14. A document as claimed in claim 1, wherein the common axis extends in a direction of text of the alphanumeric characters of the identification data.

15. A document as claimed in claim 1, wherein the dot array of the identification data and the dot array of the verification data are the same type.

16. A document as claimed in claim 1, wherein a height of the dot array of the identification data is the same as a height of the dot array of the verification data.

17. A document as claimed in claim 1, wherein

the dot array of the identification data comprises at least one dot region, each dot region corresponding to a respective alphanumeric character of the identification data;

each dot region has a height dimension having a first number of dot locations and a width dimension having a second number of dot locations, thereby defining an area dimension of the dot region having a number of dot locations equal to the first number of dot locations times the second number of dot locations, and

the dot array of the verification data is formed in at least one dot region.

18. A document as claimed in claim 17, wherein

the dot array of the identification data comprises a plurality of dot regions equal to a number of alphanumeric characters in the identification data, and

the dot array of the verification data has one dot region.

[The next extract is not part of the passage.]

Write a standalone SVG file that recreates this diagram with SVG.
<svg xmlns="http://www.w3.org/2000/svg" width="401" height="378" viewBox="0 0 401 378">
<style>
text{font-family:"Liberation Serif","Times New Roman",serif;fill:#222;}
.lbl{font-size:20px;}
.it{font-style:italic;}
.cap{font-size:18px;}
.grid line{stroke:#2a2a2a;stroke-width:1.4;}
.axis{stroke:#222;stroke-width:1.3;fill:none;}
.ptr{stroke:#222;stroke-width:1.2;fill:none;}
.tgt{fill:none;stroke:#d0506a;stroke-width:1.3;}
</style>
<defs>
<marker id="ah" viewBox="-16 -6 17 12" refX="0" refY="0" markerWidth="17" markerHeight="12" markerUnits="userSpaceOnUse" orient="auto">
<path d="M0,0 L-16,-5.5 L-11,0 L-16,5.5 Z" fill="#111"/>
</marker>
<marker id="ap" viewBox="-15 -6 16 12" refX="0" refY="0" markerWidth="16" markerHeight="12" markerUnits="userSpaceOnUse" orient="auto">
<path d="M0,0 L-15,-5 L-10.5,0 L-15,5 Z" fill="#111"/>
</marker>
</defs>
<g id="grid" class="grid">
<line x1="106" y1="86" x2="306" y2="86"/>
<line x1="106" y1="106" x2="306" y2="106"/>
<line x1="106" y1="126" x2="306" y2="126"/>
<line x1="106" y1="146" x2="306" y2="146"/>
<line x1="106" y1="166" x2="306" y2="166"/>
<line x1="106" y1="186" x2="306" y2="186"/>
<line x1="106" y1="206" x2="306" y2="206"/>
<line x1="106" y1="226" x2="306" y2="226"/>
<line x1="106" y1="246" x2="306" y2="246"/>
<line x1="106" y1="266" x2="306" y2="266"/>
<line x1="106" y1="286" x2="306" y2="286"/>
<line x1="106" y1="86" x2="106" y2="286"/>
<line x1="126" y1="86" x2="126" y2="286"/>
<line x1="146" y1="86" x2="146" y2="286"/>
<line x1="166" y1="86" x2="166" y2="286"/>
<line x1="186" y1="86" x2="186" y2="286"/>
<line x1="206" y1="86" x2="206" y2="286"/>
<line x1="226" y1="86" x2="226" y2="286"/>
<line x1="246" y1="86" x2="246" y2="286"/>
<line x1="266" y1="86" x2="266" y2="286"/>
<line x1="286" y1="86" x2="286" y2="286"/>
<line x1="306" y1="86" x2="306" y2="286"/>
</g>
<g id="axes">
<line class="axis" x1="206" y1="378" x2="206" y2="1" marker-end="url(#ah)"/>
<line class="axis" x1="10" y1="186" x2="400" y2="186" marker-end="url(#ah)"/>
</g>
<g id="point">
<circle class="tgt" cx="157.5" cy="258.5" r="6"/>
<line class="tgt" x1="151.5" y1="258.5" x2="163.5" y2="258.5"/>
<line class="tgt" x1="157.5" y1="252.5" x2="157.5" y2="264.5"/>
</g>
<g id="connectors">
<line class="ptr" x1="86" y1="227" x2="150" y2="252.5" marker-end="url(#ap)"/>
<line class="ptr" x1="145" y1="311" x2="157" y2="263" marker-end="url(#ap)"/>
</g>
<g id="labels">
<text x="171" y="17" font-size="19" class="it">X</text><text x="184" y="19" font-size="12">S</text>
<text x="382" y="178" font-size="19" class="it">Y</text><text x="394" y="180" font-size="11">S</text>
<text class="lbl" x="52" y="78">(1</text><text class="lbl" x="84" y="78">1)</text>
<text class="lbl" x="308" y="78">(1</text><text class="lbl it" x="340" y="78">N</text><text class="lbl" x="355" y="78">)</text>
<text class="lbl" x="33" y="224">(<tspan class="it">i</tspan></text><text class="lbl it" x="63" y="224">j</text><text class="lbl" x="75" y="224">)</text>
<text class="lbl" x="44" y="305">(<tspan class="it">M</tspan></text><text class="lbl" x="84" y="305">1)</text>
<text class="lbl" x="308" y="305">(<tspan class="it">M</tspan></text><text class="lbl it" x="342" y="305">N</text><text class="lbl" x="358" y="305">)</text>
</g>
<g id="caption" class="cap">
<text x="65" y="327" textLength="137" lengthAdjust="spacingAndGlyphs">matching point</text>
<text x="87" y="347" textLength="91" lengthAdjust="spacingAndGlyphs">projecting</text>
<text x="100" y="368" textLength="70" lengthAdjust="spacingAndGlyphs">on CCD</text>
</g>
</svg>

19. A method of manufacturing an identification document, comprising: generating a data sequence, comprising, in combination, identification data that uniquely identifies the document and verification data suitable for verification of the data sequence;

obtaining the verification data by calculating a check digit based on the identification data using a verification formula;

marking the identification data, represented by alpha-numeric characters configured for optical reading, on the document, each alpha-numeric character being formed of a dot array; and

marking the verification data, represented by a non-alpha-numeric pattern, in the form of a dot array, on the document such that the alpha-numeric characters of the identification data and the non-alpha-numeric pattern of the verification data are aligned along a common axis on the document.